Probleme in der Jugend- und Kindermedizin

Experteninterview mit Univ.-Prof. Dr. Klaus Schmitt über Mankos in der Kinder- und Jugendheilkunde in Österreich und die wichtigsten Anliegen der Kinderärzte.

Seit 1. Jänner 2009 werden Österreichs Kinderärzte in der „Österreichischen Gesellschaft für Kinder- und Jugendheilkunde“ durch einen neuen Präsidenten vertreten: Den Linzer Primar Univ.-Prof. Dr. Klaus Schmitt, ärztlicher Leiter der Landes-Frauen- und Kinderklinik.

Herr Prof. Schmitt, eines Ihrer wichtigsten Anliegen als Präsident der Kinderärzte ist die Einrichtung fehlender Rehabilitationseinrichtungen für Kinder in Österreich. Könnten Sie das konkretisieren?

Prof. Dr. Klaus Schmitt: Da Kinder ja noch nicht im Arbeitsprozess sind, hat es bisher keine wirklichen Interessen gegeben, für sie Rehabeinrichtungen zu errichten. Sie sind wenn dann im Erwachsenenbereich integriert, nur im neurologischen Bereich gibt’s ganz wenige kinderspezifische Einrichtungen. Der Bedarf ist jedoch groß, denken wir nur an Kinder nach Unfällen, nach schweren neurologischen Erkrankungen, nach Herzoperationen, mit zystischer Fibrose (=vererbbare Stoffwechselerkrankung)… Die ständige Kommission der Kinder- und Jugendheilkunde hat für diesen Bereich schon viel Vorarbeit geleistet, jetzt ist es an der Zeit, dass die Bundesregierung die Umsetzung ermöglicht!

Sie fordern auch geänderte Lizenzierungsvorgänge bei Arzneimittelzulassungen für Kinder und Jugendliche. Warum ist das wichtig in der Kindermedizin?

Prof. Dr. Klaus Schmitt: Sehr viele Medikamente, die wir bei Kinder und vor allem bei Neugeborenen verwenden, sind nicht offiziell zugelassen. Der Grund ist einerseits, dass je kleiner die Kinder sind, desto schwieriger ist es, ethisch gesehen Studien zu machen. Auf der anderen Seite fehlt auch seitens der Pharmaindustrie oft der nötige Elan, weil es ein sehr kleiner Markt ist, mit kleinen Dosen. Für uns Ärzte freilich hat das zur Folge, dass wir in einem Graubereich arbeiten, wenn wir Medikamente einsetzen, die nicht offiziell zugelassen sind.

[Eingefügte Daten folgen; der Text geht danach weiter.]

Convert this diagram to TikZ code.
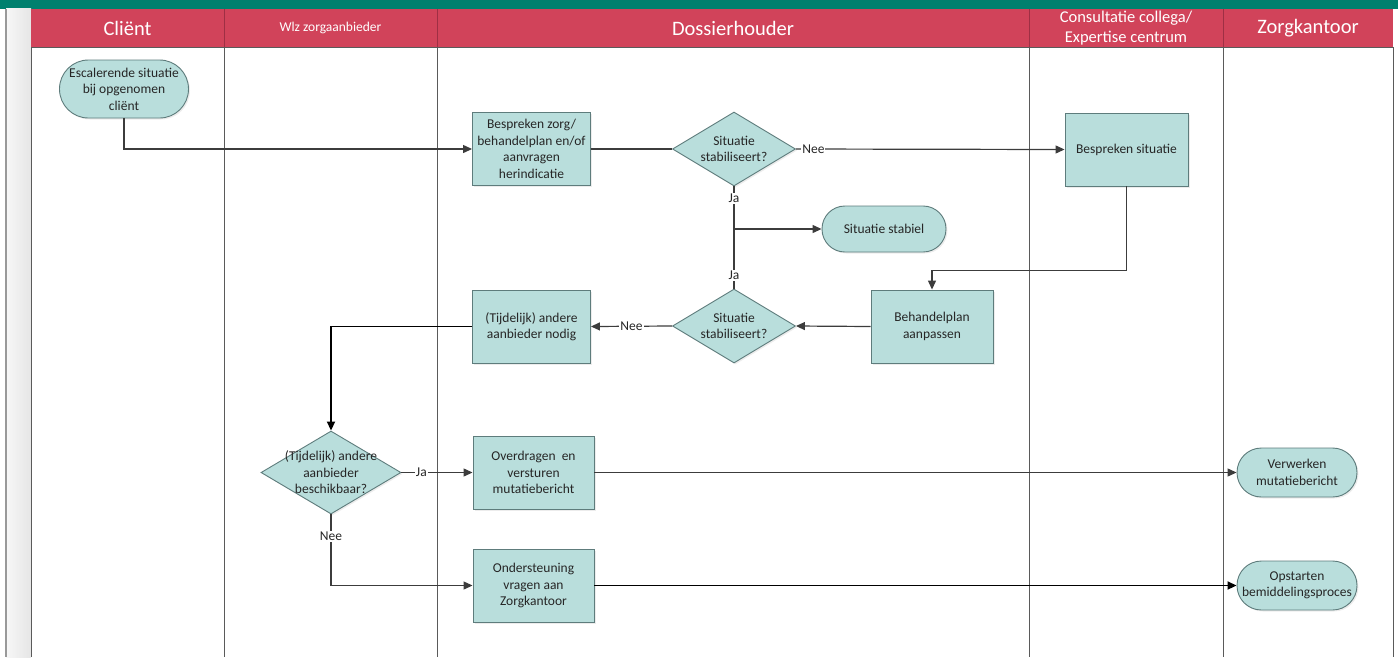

Ein weiterer Ihrer Schwerpunkte in der Kindermedizin ist die gesetzliche Verankerung der Schuleinstiegs- und der jugendmedizinischen Untersuchung…

Prof. Dr. Klaus Schmitt: Die Schuleinstiegsuntersuchung ist zwar im Mutter-Kind-Pass vorgesehen, wird von vielen Familien aber nicht wahrgenommen. Sie ist vor allem wichtig, um Defizite im mentalen, intellektuellen Bereich zu erfassen und rechtzeitig eine Förderung oder Therapie zu starten. Der Zugang im Jugend-Alter ist besonders schwierig. Man könnte z.B. Anreize in Form einer Prämie schaffen.

Welche Präventionsmaßnahmen gegen Adipositas erachten Sie in der Kindermedizin für notwendig?

Prof. Dr. Klaus Schmitt: Viele Kinder- und Jugendärzte greifen das Thema in ihren Ordinationen bereits auf. Das sind jedoch Einzelaktionen, die zusammengeführt gehören. Letztlich müsste es eine bundesweite Aktion gegen Adipositas geben, die Kindergärten, Schulen, usw. mit ein bezieht. Nur so werden wir das zunehmende – auch volkswirtschaftliche – Problem in den Griff bekommen können.

Was ist Ihnen darüber hinaus ein Anliegen?

Prof. Dr. Klaus Schmitt: Den Stellenwert der Pädiatrie bei den verantwortlichen Institutionen und Politikern zu stärken! Als Kinderarzt ist man manchmal zu leise und vielleicht auch zu brav. Wir müssen uns österreichweit aufstellen, um mehr Beachtung zu finden. In diesem Sinne möchte ich die Kollegen sensibilisieren und mobilisieren!